If success were the result solely of the cleverness of the population, the resulting distribution of income and wealth should look like the one for talent: that bell curve again. Inputs correspond to outputs. Financial rewards would be spread around the world’s population in a reasonably even way.

But the distribution of income and wealth looks nothing like a bell curve. Statisticians call it a power curve, a graph that describes inequality: a few people with a lot; most with not very much.

Being rich has, generally, little to do with talent or effort. Or at least as much as the well-off like to think it has. “Power” is a good word to use about income distribution.

Three academics, Alessandro Pluchino, Alessio Biondo and Andrea Rapisarda, physicists and economists, have recently written about all of this, adding to a growing literature supporting the idea that success, at least of the monetary variety, is mostly down to chance. Of course, this is not a new idea. Nassim Taleb is well known for a series of books pointing out the role of randomness – dumb luck – in both life and business.

More people owning stocks will cause inequality to fall. The looming pension crisis would also be solved.

The latest research seeks to skewer the key philosophical underpinning of western culture: meritocracy. And that research agrees with Taleb: it’s all down to randomness, not skill or talent.

The modern originator of the concept of meritocracy, Michael Young, in 1958, never meant it to be used with approval; he was satirical. He probably chuckles at the sight of the West's flabby political centre collapsing while trying to give life to the mirage of meritocracy.

What’s do be done? The evisceration of liberalism by political extremism demands a response. Far from tearing down the established order that many seem to think is the right solution, I have a simple proposal, based on Piketty’s observations about profits.

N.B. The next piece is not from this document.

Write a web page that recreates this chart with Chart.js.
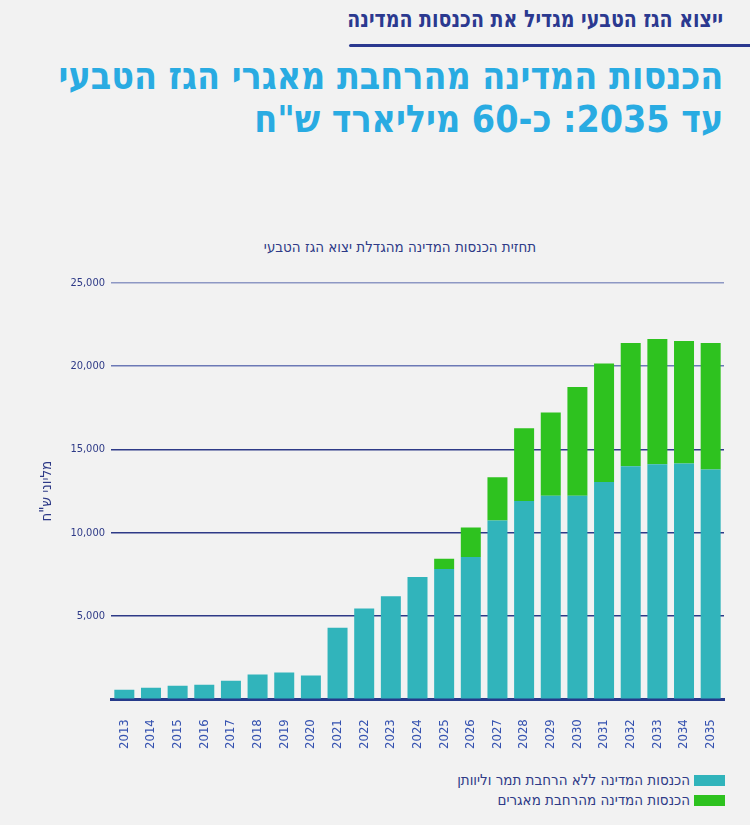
<!DOCTYPE html>
<html lang="he">
<head>
<meta charset="utf-8">
<script src="https://cdn.jsdelivr.net/npm/chart.js@4.4.1/dist/chart.umd.min.js"></script>
<style>
    body {
        margin: 0;
        background: #f2f2f2;
        width: 750px;
        height: 825px;
        position: relative;
        overflow: hidden;
        font-family: "DejaVu Sans Condensed", sans-serif;
    }
    .kicker {
        position: absolute;
        right: 27px;
        top: 5px;
        direction: rtl;
        font: bold 24px "DejaVu Sans Condensed", sans-serif;
        color: #2b3990;
        white-space: nowrap;
        transform: scaleX(0.88);
        transform-origin: right top;
    }
    .kicker-line {
        position: absolute;
        left: 349px;
        top: 44px;
        width: 410px;
        height: 3px;
        background: #2b3990;
        border-radius: 2px;
    }
    .headline {
        position: absolute;
        right: 27px;
        top: 55px;
        direction: rtl;
        text-align: right;
        font: bold 38px/43px "DejaVu Sans Condensed", sans-serif;
        color: #29abe2;
        white-space: nowrap;
        transform: scaleX(0.98);
        transform-origin: right top;
    }
    .subtitle {
        position: absolute;
        left: 0;
        width: 800px;
        top: 238px;
        text-align: center;
        direction: rtl;
        font-size: 15px;
        color: #2e3a87;
    }
    .chart-box {
        position: absolute;
        left: 0;
        top: 237px;
        width: 750px;
        height: 532px;
    }
    .legend {
        position: absolute;
        right: 25px;
        top: 770px;
        direction: rtl;
        font-size: 15px;
        color: #2e3a87;
    }
    .legend div {
        display: flex;
        align-items: center;
        height: 20px;
    }
    .legend span.box {
        display: inline-block;
        width: 31px;
        height: 11px;
        margin-left: 4px;
    }
</style>
</head>
<body>
<div class="kicker">ייצוא הגז הטבעי מגדיל את הכנסות המדינה</div>
<div class="kicker-line"></div>
<div class="headline">הכנסות המדינה מהרחבת מאגרי הגז הטבעי<br>עד 2035: כ-60 מיליארד ש"ח</div>
<div class="subtitle">תחזית הכנסות המדינה מהגדלת יצוא הגז הטבעי</div>
<div class="chart-box" dir="rtl"><canvas id="gasChart"></canvas></div>
<div class="legend" id="legend"></div>

<script>
// Data (million NIS)
const years = ['2013', '2014', '2015', '2016', '2017', '2018', '2019', '2020', '2021', '2022', '2023', '2024',
    '2025', '2026', '2027', '2028', '2029', '2030', '2031', '2032', '2033', '2034', '2035'];
const baseRevenue = [570, 690, 810, 870, 1110, 1480, 1600, 1420, 4290, 5450, 6180, 7340,
    7820, 8550, 10730, 11910, 12220, 12220, 13050, 14000, 14120, 14160, 13800];
const expansionRevenue = [0, 0, 0, 0, 0, 0, 0, 0, 0, 0, 0, 0,
    620, 1760, 2600, 4370, 5000, 6530, 7120, 7390, 7520, 7360, 7590];
const yTicks = [5000, 10000, 15000, 20000, 25000];

const seriesNames = ['הכנסות המדינה ללא הרחבת תמר וליוותן', 'הכנסות המדינה מהרחבת מאגרים'];
const seriesColors = ['#31b4bb', '#2ec21f'];

document.addEventListener('DOMContentLoaded', () => {
    const ctx = document.getElementById('gasChart').getContext('2d');
    const navy = '#2e3a87';
    const narrow = '"DejaVu Sans Condensed", sans-serif';

    new Chart(ctx, {
        type: 'bar',
        data: {
            labels: years,
            datasets: [{
                label: seriesNames[0],
                data: baseRevenue,
                backgroundColor: seriesColors[0],
                borderWidth: 0,
                barPercentage: 0.75,
                categoryPercentage: 1
            }, {
                label: seriesNames[1],
                data: expansionRevenue,
                backgroundColor: seriesColors[1],
                borderWidth: 0,
                barPercentage: 0.75,
                categoryPercentage: 1
            }]
        },
        options: {
            responsive: true,
            maintainAspectRatio: false,
            animation: false,
            layout: {
                padding: { left: 0, right: 26, top: 46, bottom: 8 }
            },
            plugins: {
                legend: { display: false },
                tooltip: { enabled: false }
            },
            scales: {
                x: {
                    stacked: true,
                    grid: { display: false },
                    border: { color: '#263a8a', width: 3 },
                    ticks: {
                        color: '#3552b0',
                        font: { family: narrow, size: 13 },
                        minRotation: 90,
                        maxRotation: 90,
                        padding: 12,
                        autoSkip: false
                    }
                },
                y: {
                    stacked: true,
                    min: 0,
                    max: 25000,
                    afterFit: scale => { scale.width = 111; },
                    afterBuildTicks: scale => {
                        scale.ticks = [{ value: 0 }].concat(yTicks.map(v => ({ value: v })));
                    },
                    border: { display: false },
                    grid: {
                        drawTicks: false,
                        lineWidth: 1.5,
                        color: c => {
                            if (c.tick.value === 25000) return '#8e98c4';
                            if (c.tick.value === 20000) return '#6c79b6';
                            return navy;
                        }
                    },
                    ticks: {
                        color: navy,
                        padding: 6,
                        font: { family: narrow, size: 11 },
                        callback: value => value === 0 ? '' : value.toLocaleString('en-US')
                    },
                    title: {
                        display: true,
                        text: 'מליוני ש"ח',
                        color: navy,
                        font: { family: narrow, size: 15 },
                        padding: { top: 38, bottom: 0 }
                    }
                }
            }
        }
    });

    // Legend (RTL, swatch on the right)
    const legend = document.getElementById('legend');
    seriesNames.forEach((name, i) => {
        const row = document.createElement('div');
        row.innerHTML = `<span class="box" style="background:${seriesColors[i]}"></span><span>${name}</span>`;
        legend.appendChild(row);
    });
});
</script>
</body>
</html>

Everyone should be forced to own equities. And that’s easy to do. It’s called mandatory, state-sponsored (and part-funded) saving. Start with pensions. More people owning stocks will cause inequality to fall. The looming pension crisis would also be solved.

If the problem is too few people owning equities, solve that problem. The one system better than all the others at generating income and wealth – liberal capitalism – can continue to do its job.

Or we could just let the political headbangers take over. Perhaps they already have. That will do the trick: the economic consequences of political extremism are always broadly the same. At least, the policies of the hard left and hard right will hammer the rate of return on capital. Everyone becomes poorer, especially the rich. A solution to Piketty’s problem, certainly, but not a pretty one.